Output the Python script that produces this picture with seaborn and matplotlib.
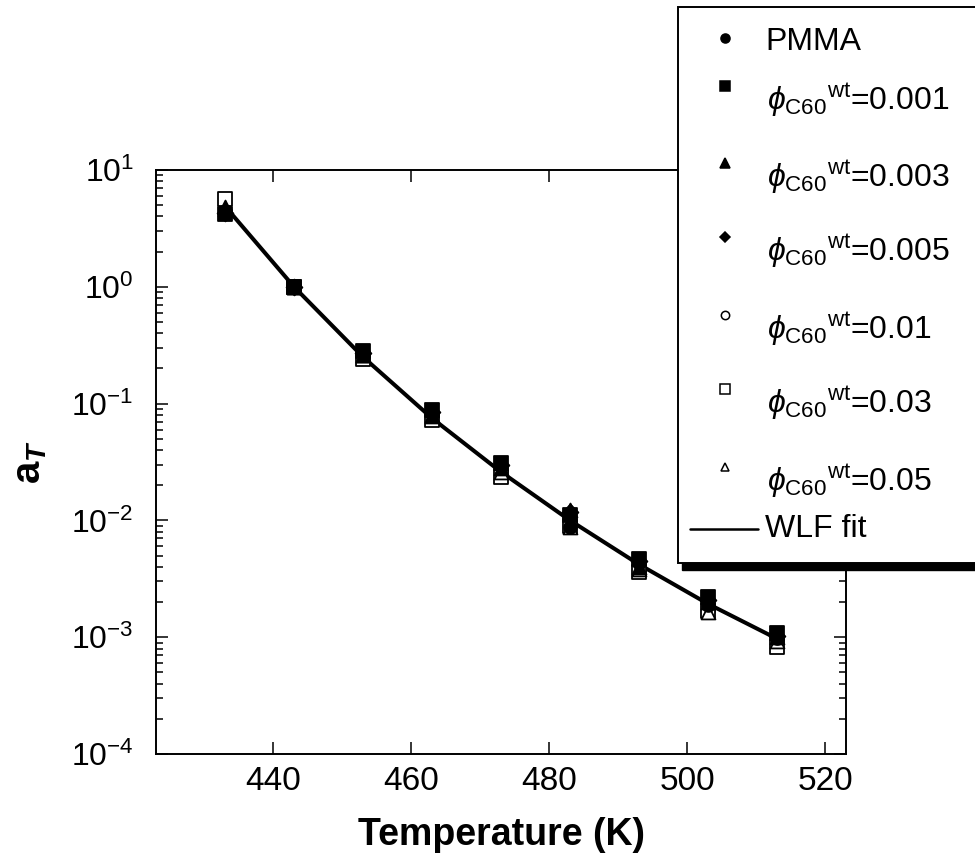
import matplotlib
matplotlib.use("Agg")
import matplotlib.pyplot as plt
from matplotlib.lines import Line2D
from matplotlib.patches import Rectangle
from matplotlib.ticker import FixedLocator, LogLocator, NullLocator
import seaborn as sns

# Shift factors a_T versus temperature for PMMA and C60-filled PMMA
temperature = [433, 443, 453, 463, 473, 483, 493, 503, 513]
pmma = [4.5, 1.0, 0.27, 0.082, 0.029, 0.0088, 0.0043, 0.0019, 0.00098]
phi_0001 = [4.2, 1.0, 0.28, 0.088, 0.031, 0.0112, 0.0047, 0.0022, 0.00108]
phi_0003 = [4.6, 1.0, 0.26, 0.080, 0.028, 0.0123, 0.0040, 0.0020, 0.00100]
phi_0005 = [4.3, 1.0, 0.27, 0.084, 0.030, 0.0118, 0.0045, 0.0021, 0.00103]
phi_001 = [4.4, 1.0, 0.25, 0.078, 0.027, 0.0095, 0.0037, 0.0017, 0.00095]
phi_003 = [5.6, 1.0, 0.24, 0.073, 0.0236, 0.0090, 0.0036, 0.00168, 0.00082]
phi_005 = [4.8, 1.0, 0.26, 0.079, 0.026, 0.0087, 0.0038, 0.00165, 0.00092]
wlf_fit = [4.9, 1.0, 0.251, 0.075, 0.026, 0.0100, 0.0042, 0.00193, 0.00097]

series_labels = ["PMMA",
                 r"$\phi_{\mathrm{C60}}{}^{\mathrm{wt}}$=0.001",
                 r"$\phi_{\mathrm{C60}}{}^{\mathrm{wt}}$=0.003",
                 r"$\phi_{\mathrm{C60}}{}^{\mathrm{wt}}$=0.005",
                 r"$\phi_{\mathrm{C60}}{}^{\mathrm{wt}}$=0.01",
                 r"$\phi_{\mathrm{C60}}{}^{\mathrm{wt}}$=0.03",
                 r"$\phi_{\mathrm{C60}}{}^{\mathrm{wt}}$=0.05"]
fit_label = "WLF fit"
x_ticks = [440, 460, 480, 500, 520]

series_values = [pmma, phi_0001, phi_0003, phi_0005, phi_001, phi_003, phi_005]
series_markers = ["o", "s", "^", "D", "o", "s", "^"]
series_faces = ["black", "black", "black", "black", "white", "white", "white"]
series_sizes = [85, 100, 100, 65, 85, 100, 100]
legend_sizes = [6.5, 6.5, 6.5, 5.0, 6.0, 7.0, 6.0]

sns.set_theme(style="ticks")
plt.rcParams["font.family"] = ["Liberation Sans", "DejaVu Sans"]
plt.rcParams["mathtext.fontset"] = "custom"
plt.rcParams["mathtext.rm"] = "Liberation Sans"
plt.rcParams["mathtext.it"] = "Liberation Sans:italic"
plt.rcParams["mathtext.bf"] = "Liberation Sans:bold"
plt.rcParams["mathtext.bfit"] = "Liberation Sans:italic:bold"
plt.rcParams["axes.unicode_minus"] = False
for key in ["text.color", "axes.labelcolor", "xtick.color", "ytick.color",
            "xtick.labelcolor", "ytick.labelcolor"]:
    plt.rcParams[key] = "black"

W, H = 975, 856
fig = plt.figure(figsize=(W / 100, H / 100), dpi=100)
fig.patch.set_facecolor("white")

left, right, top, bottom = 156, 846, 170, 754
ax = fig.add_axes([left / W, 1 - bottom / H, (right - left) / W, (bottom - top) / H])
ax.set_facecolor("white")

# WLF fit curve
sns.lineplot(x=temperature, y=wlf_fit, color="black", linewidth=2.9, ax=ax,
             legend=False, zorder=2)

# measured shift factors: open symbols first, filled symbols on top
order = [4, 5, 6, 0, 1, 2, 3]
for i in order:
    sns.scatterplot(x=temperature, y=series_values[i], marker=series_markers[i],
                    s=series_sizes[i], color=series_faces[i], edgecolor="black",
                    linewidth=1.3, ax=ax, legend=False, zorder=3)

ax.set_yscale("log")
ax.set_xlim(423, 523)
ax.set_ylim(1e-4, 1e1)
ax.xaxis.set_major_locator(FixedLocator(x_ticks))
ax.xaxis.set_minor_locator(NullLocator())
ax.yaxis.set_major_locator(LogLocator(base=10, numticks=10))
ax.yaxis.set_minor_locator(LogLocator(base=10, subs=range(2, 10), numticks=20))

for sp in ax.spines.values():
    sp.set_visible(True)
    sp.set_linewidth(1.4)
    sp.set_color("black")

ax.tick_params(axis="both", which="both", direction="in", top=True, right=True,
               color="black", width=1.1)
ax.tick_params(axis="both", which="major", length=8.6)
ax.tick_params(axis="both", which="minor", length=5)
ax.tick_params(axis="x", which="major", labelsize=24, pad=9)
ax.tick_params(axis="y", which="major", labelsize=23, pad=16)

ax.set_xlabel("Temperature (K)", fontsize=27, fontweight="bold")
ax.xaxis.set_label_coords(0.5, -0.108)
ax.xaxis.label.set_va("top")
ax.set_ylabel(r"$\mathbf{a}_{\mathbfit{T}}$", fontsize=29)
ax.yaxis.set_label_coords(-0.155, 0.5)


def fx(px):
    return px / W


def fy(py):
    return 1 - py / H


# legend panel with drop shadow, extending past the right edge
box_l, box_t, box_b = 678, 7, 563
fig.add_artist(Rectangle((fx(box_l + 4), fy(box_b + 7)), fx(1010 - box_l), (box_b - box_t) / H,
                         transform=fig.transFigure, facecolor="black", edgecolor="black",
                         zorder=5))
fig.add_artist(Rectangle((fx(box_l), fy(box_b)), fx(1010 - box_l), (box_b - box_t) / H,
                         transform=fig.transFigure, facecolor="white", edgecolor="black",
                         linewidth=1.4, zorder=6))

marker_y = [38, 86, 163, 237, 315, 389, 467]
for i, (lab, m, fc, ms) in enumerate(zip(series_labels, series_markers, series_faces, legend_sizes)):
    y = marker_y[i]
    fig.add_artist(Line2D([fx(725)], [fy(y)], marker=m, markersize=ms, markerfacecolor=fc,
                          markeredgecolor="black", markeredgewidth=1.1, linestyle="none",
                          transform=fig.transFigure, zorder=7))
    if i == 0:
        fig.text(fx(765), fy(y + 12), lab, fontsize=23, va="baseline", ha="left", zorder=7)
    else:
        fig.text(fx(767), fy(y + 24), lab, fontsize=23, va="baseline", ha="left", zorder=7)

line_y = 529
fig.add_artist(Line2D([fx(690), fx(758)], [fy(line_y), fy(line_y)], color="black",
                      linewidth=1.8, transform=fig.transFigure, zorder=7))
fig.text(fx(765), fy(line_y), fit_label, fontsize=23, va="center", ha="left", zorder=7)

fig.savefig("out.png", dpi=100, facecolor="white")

· · · ·

Gather each line from the listing above that holds "matplotlib".

Output the Python script that produces this picture with seaborn and matplotlib.
import matplotlib
matplotlib.use("Agg")
import matplotlib.pyplot as plt
from matplotlib.lines import Line2D
from matplotlib.patches import Rectangle
from matplotlib.ticker import FixedLocator, LogLocator, NullLocator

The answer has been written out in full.